INSTRUCTIONS FOR THE TASK ▸ Reproduce exactly, and only, the lines of the material below running from the line bearing "Recreate this image" through the line bearing "return (px - ROW0) / ROW_PX". Leave any pictures out.

STORED ROWS ▸

--- Start ---

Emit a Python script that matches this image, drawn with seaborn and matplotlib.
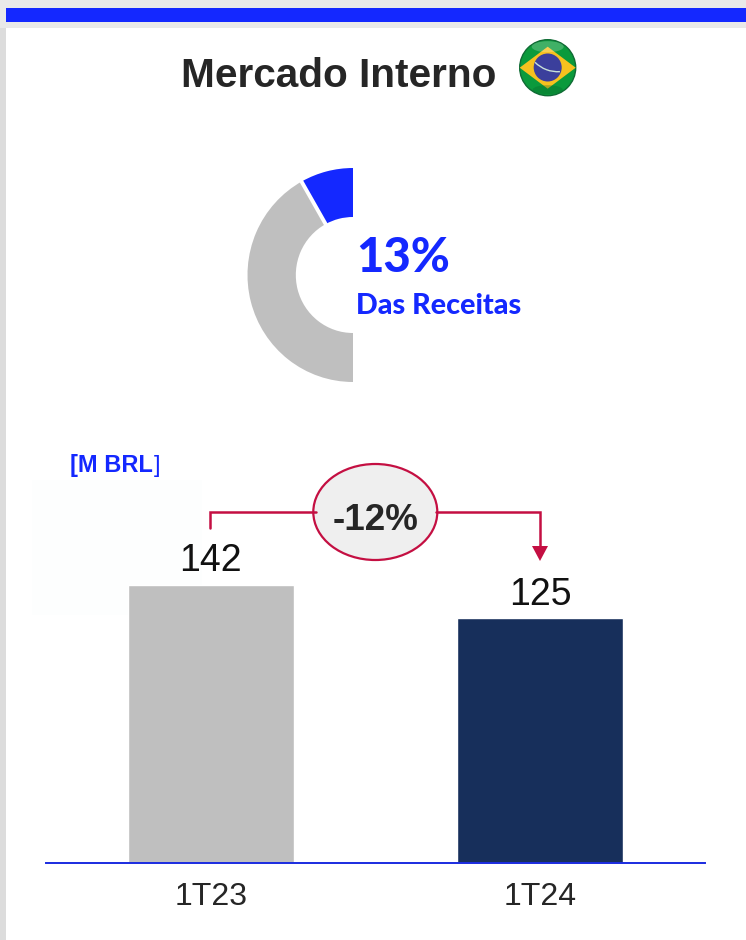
import matplotlib
matplotlib.use("Agg")
import matplotlib.pyplot as plt
from matplotlib.patches import Rectangle, Circle, Ellipse, Polygon, Arc
import pandas as pd
import seaborn as sns

W, H = 746, 940

periods = ["1T23", "1T24"]
revenue = [142, 125]
bar_colors = ["#bfbfbf", "#172f5b"]

donut_labels = ["Mercado Interno", "Outros", "Oculto"]
donut_values = [16, 84, 100]
donut_colors = ["#1428ff", "#bfbfbf", "none"]

title_text = "Mercado Interno"
share_text = "13%"
share_sub = "Das Receitas"
unit_text = "[M BRL"
change_text = "-12%"

BLUE = "#1428ff"
RED = "#c40f42"
DARK = "#262626"

sns.set_theme(style="white")
plt.rcParams["font.family"] = ["Liberation Sans", "DejaVu Sans"]

fig = plt.figure(figsize=(W / 100, H / 100), dpi=100, facecolor="white")


def box(x0, y0, x1, y1):
    return [x0 / W, 1 - y1 / H, (x1 - x0) / W, (y1 - y0) / H]


# Page furniture, in pixel coordinates
bg = fig.add_axes([0, 0, 1, 1], zorder=0)
bg.set_xlim(0, W)
bg.set_ylim(H, 0)
bg.axis("off")
bg.add_patch(Rectangle((0, 0), 6, H, fc="#dcdcdc", ec="none"))
bg.add_patch(Rectangle((0, 0), W, 28, fc="#e9e9e9", ec="none"))
bg.add_patch(Rectangle((6, 8), W - 6, 13.5, fc=BLUE, ec="none"))
bg.add_patch(Rectangle((32, 480), 170, 135, fc="#fdfefe", ec="none"))

# Bars
ax = fig.add_axes(box(46, 441, 705, 863), zorder=2)
ax.patch.set_alpha(0)
df = pd.DataFrame({"periodo": periods, "receita": revenue})
sns.barplot(data=df, x="periodo", y="receita", hue="periodo", palette=bar_colors,
            order=periods, hue_order=periods, width=0.505, legend=False,
            saturation=1, ax=ax)
ax.set_xlim(-0.5, 1.5)
ax.set_ylim(0, 215.5)
ax.set_xlabel("")
ax.set_ylabel("")
ax.set_yticks([])
ax.tick_params(axis="x", length=0, pad=13.5, labelsize=23, labelcolor=DARK)
for s in ["top", "left", "right"]:
    ax.spines[s].set_visible(False)
ax.spines["bottom"].set_color("#1a2be0")
ax.spines["bottom"].set_linewidth(1.4)
for c in ax.containers:
    ax.bar_label(c, fmt="%d", padding=4, fontsize=27, color="#111111")

# Donut
dax = fig.add_axes(box(353 - 105.5, 168, 353 + 105.5, 382), zorder=2)
dax.pie(donut_values, colors=donut_colors, startangle=90, counterclock=True,
        radius=1, wedgeprops=dict(width=1 - 58 / 107, edgecolor="none"))
dax.set_aspect("auto")
dax.set_xlim(-1, 1)
dax.set_ylim(-1, 1)
dax.patches[2].set_visible(False)

# Overlay
ov = fig.add_axes([0, 0, 1, 1], zorder=3)
ov.set_xlim(0, W)
ov.set_ylim(H, 0)
ov.axis("off")
ov.patch.set_alpha(0)

# separator between slices
ov.plot([299.5, 329], [178, 230], color="white", lw=2.8, solid_capstyle="butt")

ov.text(339, 87, title_text, ha="center", va="baseline", fontsize=29.2, fontweight="bold",
        color=DARK)
ov.text(356, 272, share_text, ha="left", va="baseline", fontsize=34, fontweight="black",
        color=BLUE, family=["Lato", "DejaVu Sans"])
ov.text(356, 314.5, share_sub, ha="left", va="baseline", fontsize=20.7, fontweight="black",
        color=BLUE, family=["Lato", "DejaVu Sans"])
ov.text(70, 472, unit_text, ha="left", va="baseline", fontsize=17, fontweight="bold",
        color=BLUE)
ov.text(154, 472, "]", ha="left", va="baseline", fontsize=17, color=BLUE)

# Change callout
ov.plot([210, 210, 316], [528, 512, 512], color=RED, lw=1.8, solid_joinstyle="miter")
ov.plot([436, 540, 540], [512, 512, 548], color=RED, lw=1.8, solid_joinstyle="miter")
ov.add_patch(Polygon([[532, 546], [548, 546], [540, 561]], closed=True, fc=RED, ec="none"))
ov.add_patch(Ellipse((375.3, 512), 124, 96, fc="#efefef", ec=RED, lw=1.6))
ov.text(376, 529.5, change_text, ha="center", va="baseline", fontsize=26.5, fontweight="bold",
        color=DARK)

# Flag
cx, cy, r = 547.7, 67.7, 28
ov.add_patch(Circle((cx, cy), r, fc="#0b9a3c", ec="#0f6b34", lw=1))
ov.add_patch(Polygon([[cx - 28, cy], [cx, cy - 21], [cx + 28, cy], [cx, cy + 21]],
                     closed=True, fc="#f6c11f", ec="none"))
ov.add_patch(Circle((cx, cy - 0.2), 14, fc="#3b3f9c", ec="none"))
ov.add_patch(Arc((cx + 10, cy - 28), 64, 64, theta1=86, theta2=135, color="#c8e0d8", lw=1))
ov.add_patch(Ellipse((cx, cy - 21), 32, 11, fc="white", ec="none", alpha=0.22))
ov.add_patch(Ellipse((cx, cy + 22), 30, 9, fc="#055f28", ec="none", alpha=0.3))

fig.savefig("out.png", dpi=100, facecolor="white")
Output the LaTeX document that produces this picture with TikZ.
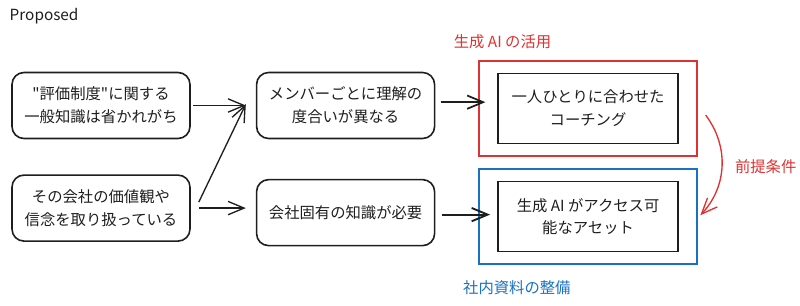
\documentclass[tikz,border=0pt]{standalone}
\usepackage{fontspec}
\setmainfont{Noto Sans CJK JP}
\usetikzlibrary{positioning, arrows.meta, fit}

\definecolor{ink}{HTML}{1E1E1E}
\definecolor{xred}{HTML}{E03131}
\definecolor{xblue}{HTML}{1971C2}

\tikzset{
    card/.style={draw=ink, line width=1.2pt, rounded corners=9pt, align=center,
        minimum width=133.5pt, minimum height=49.5pt},
    target/.style={draw=ink, line width=1pt, align=center,
        minimum width=135pt, minimum height=52.5pt},
    frame/.style={line width=1.4pt, inner xsep=13.5pt, inner ysep=9pt},
    arr/.style={draw=ink, line width=1pt, -{Straight Barb[length=12pt, width=10pt]}},
}

\begin{document}
\begin{tikzpicture}[x=0.75pt, y=-0.75pt,
    every node/.style={font=\fontsize{11.5pt}{17pt}\selectfont, text=ink}]
    \useasboundingbox (0,0) rectangle (800,306);

    % Title
    \node (title) [anchor=west] at (5,16) {Proposed};

    % Causes
    \node (eval) [card] at (101,105.5) {\textquotedbl 評価制度\textquotedbl に関する\\一般知識は省かれがち};
    \node (value) [card, below=26.25pt of eval] {その会社の価値観や\\信念を取り扱っている};

    % Needs
    \node (gap) [card, right=48.75pt of eval] {メンバーごとに理解の\\度合いが異なる};
    \node (know) [card, right=48.75pt of value, yshift=-3.4pt] {会社固有の知識が必要};

    % Answers
    \node (coach) [target, right=46.5pt of gap, yshift=-2.2pt] {一人ひとりに合わせた\\コーチング};
    \node (asset) [target, right=46.5pt of know, yshift=-3pt] {生成 AI がアクセス可\\能なアセット};

    % Frames
    \node (aiuse) [frame, draw=xred, fit=(coach)] {};
    \node (docs) [frame, draw=xblue, fit=(asset)] {};
    \node (aiusetag) [above=5pt of aiuse.north west, anchor=south west, xshift=-22pt, text=xred] {生成 AI の活用};
    \node (docstag) [below=8pt of docs.south west, anchor=north west, xshift=-15pt, text=xblue] {社内資料の整備};

    % Edges
    \draw[arr] ([xshift=2pt]eval.east) -- ([xshift=-7.5pt]eval.east -| gap.west);
    \draw[arr] ([xshift=6pt, yshift=4.5pt]value.east) -- ([xshift=-7.5pt, yshift=1pt]gap.west);
    \draw[arr] ([xshift=6pt]value.east) -- ([xshift=-7.5pt]value.east -| know.west);
    \draw[arr, line width=1.3pt] ([xshift=4pt, yshift=2.5pt]gap.east) -- ([xshift=-9pt, yshift=2.5pt]gap.east -| coach.west);
    \draw[arr, line width=1.4pt] ([xshift=5pt, yshift=-1.5pt]know.east) -- ([xshift=-5.5pt, yshift=-1.5pt]know.east -| asset.west);

    % Precondition
    \coordinate (pre-s) at ([xshift=6pt, yshift=-5pt]aiuse.east);
    \coordinate (pre-e) at ([xshift=2pt, yshift=1pt]docs.east);
    \draw[arr, draw=xred] (pre-s) to[bend left=40] node (pretag) [midway, right=6pt, text=xred] {前提条件} (pre-e);
\end{tikzpicture}
\end{document}
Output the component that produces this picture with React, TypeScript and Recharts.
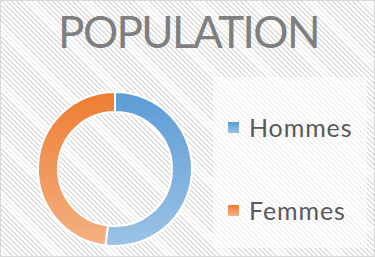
import { PieChart, Pie, Cell, Legend } from 'recharts'

const categories = ['Hommes', 'Femmes']
const values = [52, 48]
const topColors = ['#5B9BD5', '#ED7D31']
const bottomColors = ['#9DC3E6', '#F4B183']

const data = categories.map((name, i) => ({ name, value: values[i] }))

const W = 375
const H = 257

function LegendBox() {
  return (
    <div
      style={{
        width: 154,
        height: 171,
        background: 'rgba(255,255,255,0.5)',
        position: 'relative',
      }}
    >
      {categories.map((name, i) => (
        <div
          key={name}
          style={{
            position: 'absolute',
            left: 15,
            top: i === 0 ? 35 : 118,
            display: 'flex',
            alignItems: 'center',
            fontFamily: 'Lato, sans-serif',
            fontSize: 25,
            letterSpacing: 0.9,
            color: '#595959',
            lineHeight: '30px',
          }}
        >
          <span
            style={{
              width: 11,
              height: 11,
              marginRight: 10,
              background: `linear-gradient(${topColors[i]}, ${bottomColors[i]})`,
              display: 'inline-block',
            }}
          />
          {name}
        </div>
      ))}
    </div>
  )
}

export default function App() {
  return (
    <div
      style={{
        position: 'fixed',
        top: 0,
        left: 0,
        width: W,
        height: H,
        boxSizing: 'border-box',
        border: '1px solid #d9d9d9',
        background:
          'repeating-linear-gradient(45deg, #dedede 0px, #dedede 1.3px, #ffffff 1.3px, #ffffff 3.6px)',
      }}
    >
      <div
        style={{
          position: 'absolute',
          left: 0,
          top: 4,
          width: W,
          textAlign: 'center',
          fontFamily: 'Lato, sans-serif',
          fontSize: 44,
          letterSpacing: -1.6,
          color: '#7f7f7f',
          lineHeight: '52px',
        }}
      >
        POPULATION
      </div>
      <div style={{ position: 'absolute', left: -1, top: -1 }}>
        <PieChart width={W} height={H} margin={{ top: 0, right: 0, bottom: 0, left: 0 }}>
          <defs>
            {categories.map((name, i) => (
              <linearGradient key={name} id={`grad${i}`} x1="0" y1="0" x2="0" y2="1">
                <stop offset="0%" stopColor={topColors[i]} />
                <stop offset="100%" stopColor={bottomColors[i]} />
              </linearGradient>
            ))}
          </defs>
          <Pie
            data={data}
            dataKey="value"
            nameKey="name"
            cx={115}
            cy={169}
            innerRadius={57}
            outerRadius={77}
            startAngle={90}
            endAngle={-270}
            stroke="#ffffff"
            strokeWidth={2}
            isAnimationActive={false}
          >
            {data.map((d, i) => (
              <Cell key={d.name} fill={`url(#grad${i})`} />
            ))}
          </Pie>
          <Legend
            content={() => <LegendBox />}
            wrapperStyle={{ left: 213, top: 77, width: 154, height: 171 }}
          />
        </PieChart>
      </div>
    </div>
  )
}
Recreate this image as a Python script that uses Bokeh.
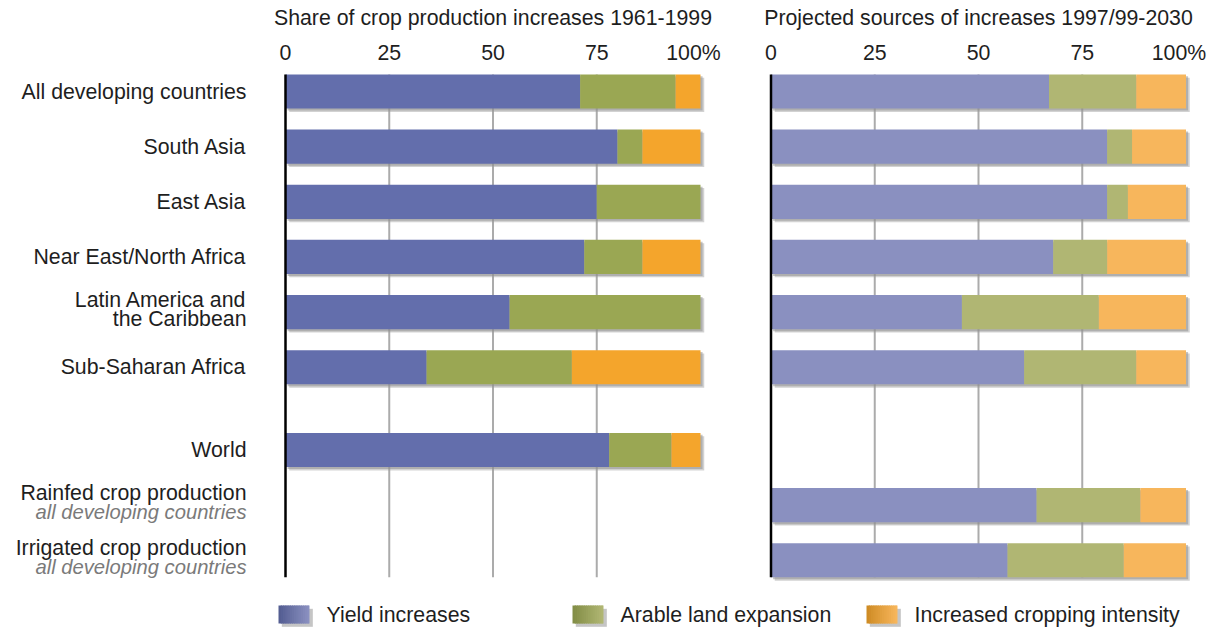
import numpy as np
from bokeh.plotting import figure
from bokeh.models import Range1d, ColumnDataSource
from bokeh.transform import dodge
from bokeh.core.properties import value
from bokeh.embed import file_html
from bokeh.resources import INLINE

# ---------------- data ----------------
categories = ["All developing countries", "South Asia", "East Asia",
              "Near East/North Africa", "Latin America and\nthe Caribbean",
              "Sub-Saharan Africa", "World", "Rainfed crop production",
              "Irrigated crop production"]
subtitles = ["", "", "", "", "", "", "",
             "all developing countries", "all developing countries"]

hist_yield = [71, 80, 75, 72, 54, 34, 78, None, None]
hist_land = [23, 6, 25, 14, 46, 35, 15, None, None]
hist_intens = [6, 14, 0, 14, 0, 31, 7, None, None]

proj_yield = [67, 81, 81, 68, 46, 61, None, 64, 57]
proj_land = [21, 6, 5, 13, 33, 27, None, 25, 28]
proj_intens = [12, 13, 14, 19, 21, 12, None, 11, 15]

series_names = ["Yield increases", "Arable land expansion", "Increased cropping intensity"]
hist_colors = ["#636EAC", "#9AA753", "#F4A52C"]
proj_colors = ["#8A90C0", "#B0B673", "#F7B65C"]

ticks = [0, 25, 50, 75, 100]
tick_labels = ["0", "25", "50", "75", "100%"]
hist_title = "Share of crop production increases 1961-1999"
proj_title = "Projected sources of increases 1997/99-2030"

# ---------------- layout ----------------
W, H = 1213, 630
PX_UNIT = 4.15          # pixels per percentage point
LEFT0 = 285.0           # x pixel of 0% in the left panel
RIGHT0 = 770.5          # x pixel of 0% in the right panel
ROW0 = 91.0             # y pixel of first row centre
ROW_PX = 55.15          # pixels per row
BAR_H = 0.62
GAP_AFTER = 5           # extra half row after this index
FONT = "Liberation Sans"
FS = "21.3px"
FS_SUB = "20.2px"
TXT = "#1e1e1e"

n = len(categories)
pos = [i + (0.5 if i > GAP_AFTER else 0.0) for i in range(n)]
top = pos[0] - BAR_H / 2
bottom = pos[-1] + BAR_H / 2


def row_units(px):
    return (px - ROW0) / ROW_PX


p = figure(width=W, height=H,
           x_range=Range1d(-LEFT0 / PX_UNIT, (W - LEFT0) / PX_UNIT),
           y_range=Range1d(row_units(H), row_units(0)),
           output_backend="svg", toolbar_location=None,
           x_axis_type=None, y_axis_type=None, min_border=0,
           outline_line_color=None, background_fill_color="white",
           border_fill_color="white")
p.extra_x_ranges = {"proj": Range1d(-RIGHT0 / PX_UNIT, (W - RIGHT0) / PX_UNIT)}

TICK_Y = row_units(52)
TITLE_Y = row_units(17)


def draw_panel(vals, colors, title, range_name):
    kw = {} if range_name is None else {"x_range_name": range_name}
    rows = [i for i in range(n) if vals[0][i] is not None]
    ys = [pos[i] for i in rows]
    # grid lines
    grid_t = ticks[1:-1]
    p.segment(x0=grid_t, x1=grid_t, y0=[top] * len(grid_t), y1=[bottom] * len(grid_t),
              line_color="#ababab", line_width=2, **kw)
    # shadows
    totals = [sum(v[i] for v in vals) for i in rows]
    ssrc = ColumnDataSource(dict(y=ys, left=[0] * len(rows), right=totals))
    p.hbar(y=dodge("y", 0.06), left=dodge("left", 0.9), right=dodge("right", 0.9),
           height=BAR_H, source=ssrc, fill_color="#9c9c9c", fill_alpha=0.45,
           line_color=None, **kw)
    p.hbar(y=dodge("y", 0.035), left=dodge("left", 0.5), right=dodge("right", 0.5),
           height=BAR_H, source=ssrc, fill_color="#8c8c8c", fill_alpha=0.5,
           line_color=None, **kw)
    # stacked bars
    cum = np.zeros(len(rows))
    for k, v in enumerate(vals):
        seg = np.array([v[i] for i in rows], dtype=float)
        src = ColumnDataSource(dict(y=ys, left=cum, right=cum + seg))
        p.hbar(y="y", left="left", right="right", height=BAR_H, source=src,
               fill_color=colors[k], line_color=None, **kw)
        cum = cum + seg
    # zero axis line
    p.segment(x0=[0], x1=[0], y0=[top], y1=[bottom], line_color="black",
              line_width=2.5, **kw)
    # tick labels
    p.text(x=ticks[:-1], y=[TICK_Y] * (len(ticks) - 1), text=tick_labels[:-1],
           text_align="center", text_baseline="middle", text_font=value(FONT),
           text_font_size=FS, text_color=TXT, **kw)
    p.text(x=[ticks[-1]], y=[TICK_Y], text=[tick_labels[-1]], x_offset=-7,
           text_align="center", text_baseline="middle", text_font=value(FONT),
           text_font_size=FS, text_color=TXT, **kw)
    # title
    p.text(x=[(ticks[0] + ticks[-1]) / 2], y=[TITLE_Y], text=[title],
           text_align="center", text_baseline="middle", text_font=value(FONT),
           text_font_size=FS, text_color=TXT, **kw)


draw_panel([hist_yield, hist_land, hist_intens], hist_colors, hist_title, None)
draw_panel([proj_yield, proj_land, proj_intens], proj_colors, proj_title, "proj")

# ---------------- category labels ----------------
LINE_PX = 19.0
SHIFT_PX = -3.0
main_x, main_y, main_t = [], [], []
sub_x, sub_y, sub_t = [], [], []
for i, cat in enumerate(categories):
    lines = cat.split("\n")
    kinds = ["main"] * len(lines)
    if subtitles[i]:
        lines.append(subtitles[i])
        kinds.append("sub")
    k = len(lines)
    for j, (ln, kd) in enumerate(zip(lines, kinds)):
        yy = pos[i] + ((j - (k - 1) / 2) * LINE_PX + (SHIFT_PX if k > 1 else 0)) / ROW_PX
        if kd == "main":
            main_x.append(0); main_y.append(yy); main_t.append(ln)
        else:
            sub_x.append(0); sub_y.append(yy); sub_t.append(ln)

p.text(x=main_x, y=main_y, text=main_t, x_offset=-39, text_align="right",
       text_baseline="middle", text_font=value(FONT), text_font_size=FS,
       text_color=TXT)
p.text(x=sub_x, y=sub_y, text=sub_t, x_offset=-39, text_align="right",
       text_baseline="middle", text_font=value(FONT), text_font_size=FS_SUB,
       text_font_style="italic", text_color="#7a7a7a")

# ---------------- legend ----------------
LEG_Y = row_units(614)
SQ_H = 18 / ROW_PX
SQ_W = 31 / PX_UNIT
LEG_X0 = (278 - LEFT0) / PX_UNIT
LEG_STRIDE = 294 / PX_UNIT
TEXT_GAP = 48 / PX_UNIT
N_STRIPS = 14


def hex_to_rgb(h):
    h = h.lstrip("#")
    return np.array([int(h[i:i + 2], 16) for i in (0, 2, 4)], dtype=float)


for k, name in enumerate(series_names):
    x0 = LEG_X0 + k * LEG_STRIDE
    # shadow
    p.quad(left=[x0 + 0.8], right=[x0 + SQ_W + 0.8], top=[LEG_Y - SQ_H / 2 + 0.06],
           bottom=[LEG_Y + SQ_H / 2 + 0.06], fill_color="#8c8c8c", fill_alpha=0.5,
           line_color=None)
    c0 = hex_to_rgb(hist_colors[k]) * 0.85
    c1 = hex_to_rgb(proj_colors[k])
    lefts, rights, cols = [], [], []
    for s in range(N_STRIPS):
        t = s / (N_STRIPS - 1)
        c = c0 + (c1 - c0) * t
        cols.append("#%02x%02x%02x" % tuple(int(round(v)) for v in c))
        lefts.append(x0 + SQ_W * s / N_STRIPS)
        rights.append(x0 + SQ_W * (s + 1) / N_STRIPS + (0.35 if s < N_STRIPS - 1 else 0))
    p.quad(left=lefts, right=rights, top=[LEG_Y - SQ_H / 2] * N_STRIPS,
           bottom=[LEG_Y + SQ_H / 2] * N_STRIPS, fill_color=cols, line_color=None)
    p.text(x=[x0 + TEXT_GAP], y=[LEG_Y], text=[name], text_align="left",
           text_baseline="middle", text_font=value(FONT), text_font_size=FS,
           text_color=TXT)

open("out.html", "w").write(file_html(p, INLINE))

--- End ---

FINAL RESULT ▸
Recreate this image as a Python script that uses Bokeh.
import numpy as np
from bokeh.plotting import figure
from bokeh.models import Range1d, ColumnDataSource
from bokeh.transform import dodge
from bokeh.core.properties import value
from bokeh.embed import file_html
from bokeh.resources import INLINE

# ---------------- data ----------------
categories = ["All developing countries", "South Asia", "East Asia",
              "Near East/North Africa", "Latin America and\nthe Caribbean",
              "Sub-Saharan Africa", "World", "Rainfed crop production",
              "Irrigated crop production"]
subtitles = ["", "", "", "", "", "", "",
             "all developing countries", "all developing countries"]

hist_yield = [71, 80, 75, 72, 54, 34, 78, None, None]
hist_land = [23, 6, 25, 14, 46, 35, 15, None, None]
hist_intens = [6, 14, 0, 14, 0, 31, 7, None, None]

proj_yield = [67, 81, 81, 68, 46, 61, None, 64, 57]
proj_land = [21, 6, 5, 13, 33, 27, None, 25, 28]
proj_intens = [12, 13, 14, 19, 21, 12, None, 11, 15]

series_names = ["Yield increases", "Arable land expansion", "Increased cropping intensity"]
hist_colors = ["#636EAC", "#9AA753", "#F4A52C"]
proj_colors = ["#8A90C0", "#B0B673", "#F7B65C"]

ticks = [0, 25, 50, 75, 100]
tick_labels = ["0", "25", "50", "75", "100%"]
hist_title = "Share of crop production increases 1961-1999"
proj_title = "Projected sources of increases 1997/99-2030"

# ---------------- layout ----------------
W, H = 1213, 630
PX_UNIT = 4.15          # pixels per percentage point
LEFT0 = 285.0           # x pixel of 0% in the left panel
RIGHT0 = 770.5          # x pixel of 0% in the right panel
ROW0 = 91.0             # y pixel of first row centre
ROW_PX = 55.15          # pixels per row
BAR_H = 0.62
GAP_AFTER = 5           # extra half row after this index
FONT = "Liberation Sans"
FS = "21.3px"
FS_SUB = "20.2px"
TXT = "#1e1e1e"

n = len(categories)
pos = [i + (0.5 if i > GAP_AFTER else 0.0) for i in range(n)]
top = pos[0] - BAR_H / 2
bottom = pos[-1] + BAR_H / 2


def row_units(px):
    return (px - ROW0) / ROW_PX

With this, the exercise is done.